Mouse is the easiest bird. She's an adult red tailed hawk who is willing to sit on my glove. I get her there by simply following her around her cage and putting my glove in front of her until she gives up and hops on. I can then carry her within the cage until I put her down on her perch. She is very vocal, but the director says that's normal for her. (She peeps like a little songbird the entire time.) The only thing keeping her in the sanctuary is the fact that she cannot hunt due to being blind in one eye.

Tanawha is a red tailed hawk with brain damage. He often misses jumps and steps, and he cannot fly very well due to lack of depth perception.

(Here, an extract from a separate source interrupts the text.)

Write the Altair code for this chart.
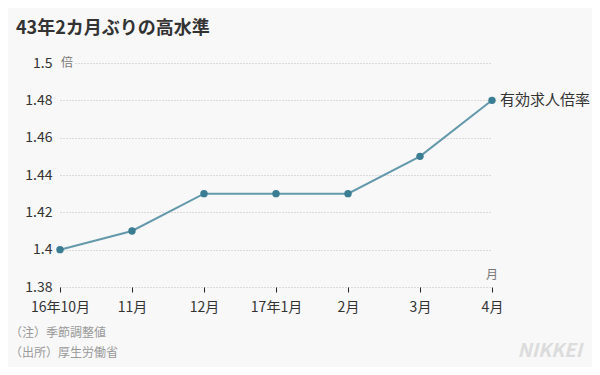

He does not stand well on a glove, and he does not seem to recognize humans as Mouse does.

Carrie is a juvenile (nearly adult) turkey vulture. (Not quite a raptor, but she was raised with the red tailed hawks.) She will sit calmly on a glove, but the only way to get her there is to pick her up by the feet and put her there. She will vomit in the process. I am told this is normal?

The other two are great horned owls that are not really trained at all. They each have broken wings and bad tempers.

Each of the above birds I am expected to have willing to sit calmly on my glove (with 2 leashes) during educational programs, to eat from my glove, and to jump to the glove. Mouse may yet be expected to fly from glove to perch or something similar.

The 2 great horned owls are kept together in one enclosure, and the 2 red tails are in an enclosure with the vulture and another "untrainable" red tailed hawk. All birds are fed from bowls in the morning, and I do what I can for training at about 5 when I "get off from work". I do not believe that I can get permission to keep Mouse (the hawk I work best with) in a separate space or to feed them at a different time.

I know this is a long introduction, but I sure hope that you all can help me. I truly want to work with falcons, but I am feeling a bit overwhelmed at the moment when faced with a set of wild birds and no mentor.

As a personal (rather than situational) introduction, I'm a college student at Vanderbilt University. I'm spending my summer interning at a wildlife refuge in NC, and my day is mostly spent cleaning cages, preparing meals, and stuffing food into baby birds every 20 minutes. I must be crazy, because I really love my job.